In Southern California, she found herself surrounded by even more languages and cultures: friends from Argentina, Peru, Mexico and Puerto Rico, and her husband, Peter Bellas, a Greek American who worked for the Spanish-language television network Univision.
With her background, you’d think raising bilingual kids would come naturally. But when Bellas became a mother, she discovered there weren’t many resources to help her.
So she created them herself.
“I’m trying to empower parents,” Bellas said. “My whole life here has been in English. Keeping the Spanish has been super important.”
The benefits of learning another language — especially for children — are well documented, with research showing it strengthens the brain’s ability to focus, solve problems and understand others.
A 2024 study published in the journal “Nature,” for instance, found that bilingual children develop stronger connections between brain regions tied to focus and problem-solving, while research from the National Institutes of Health found they consistently outperform monolingual peers on attention and cognitive flexibility tests.

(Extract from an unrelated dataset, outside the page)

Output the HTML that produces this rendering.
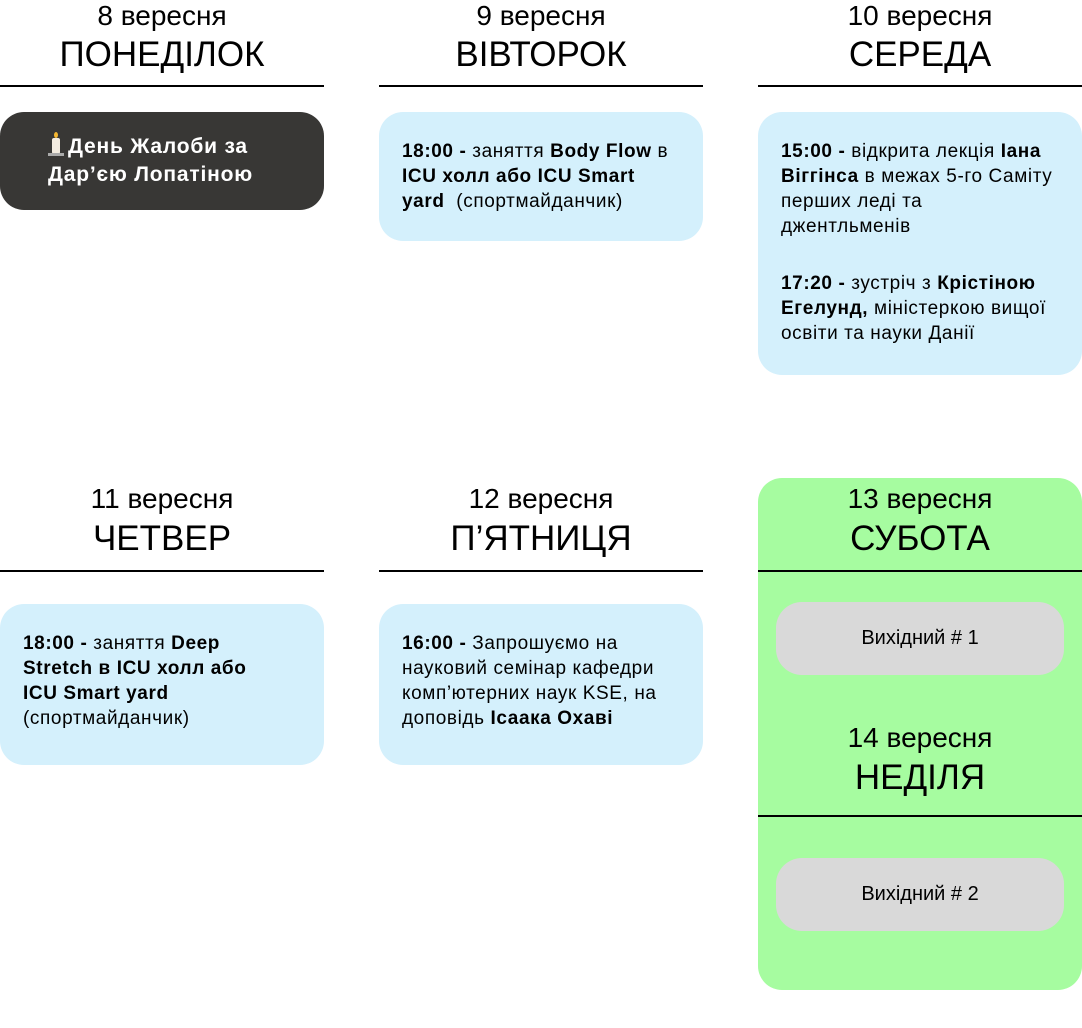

“Just learning language and literacy, your brain becomes more flexible,” said Irma Vazquez, a Redondo Beach bilingual educator and founder of My Escuelita, which offers Spanish language summer camps and teacher trainings. “Even if your child is not fluent — even if you are not fluent — the benefits are things like empathy, global citizenship, andunderstanding that we’re part of a global citizenry, that we’re connected to many people around the world.”
Bilingual books are booming. According to Publishers Weekly, the children’s nonfiction “diversity and multicultural” category has grown nearly tenfold in recent years — up 993% from 2020 to 2021, and another 861% from 2021 to 2022.
That surge reflects a growing audience: U.S. census data shows that roughly 44% of households speak a language other than English at home, often in multigenerational families, where parents or grandparents use one language and the kids another.
Of course, not every parent is ready to enroll their child in a dual-immersion program or a Spanish summer camp.
But even a bedtime story can help.
“If you create a positive memory around learning another language, it will help when it comes to your child choosing a language in middle school,” Vazquez said. “You have your globe, your map — you point to a country and connect them to other children across another continent — and suddenly, your world becomes smaller.
“Your child’s world becomes smaller,” she added. “And they can see that there are other people out there just like them who may speak a different language.”
“Tio Ricky Doesn’t Speak English/no habla inglés” is available to order at Pages Bookstore in Manhattan Beach or wherever else books are sold.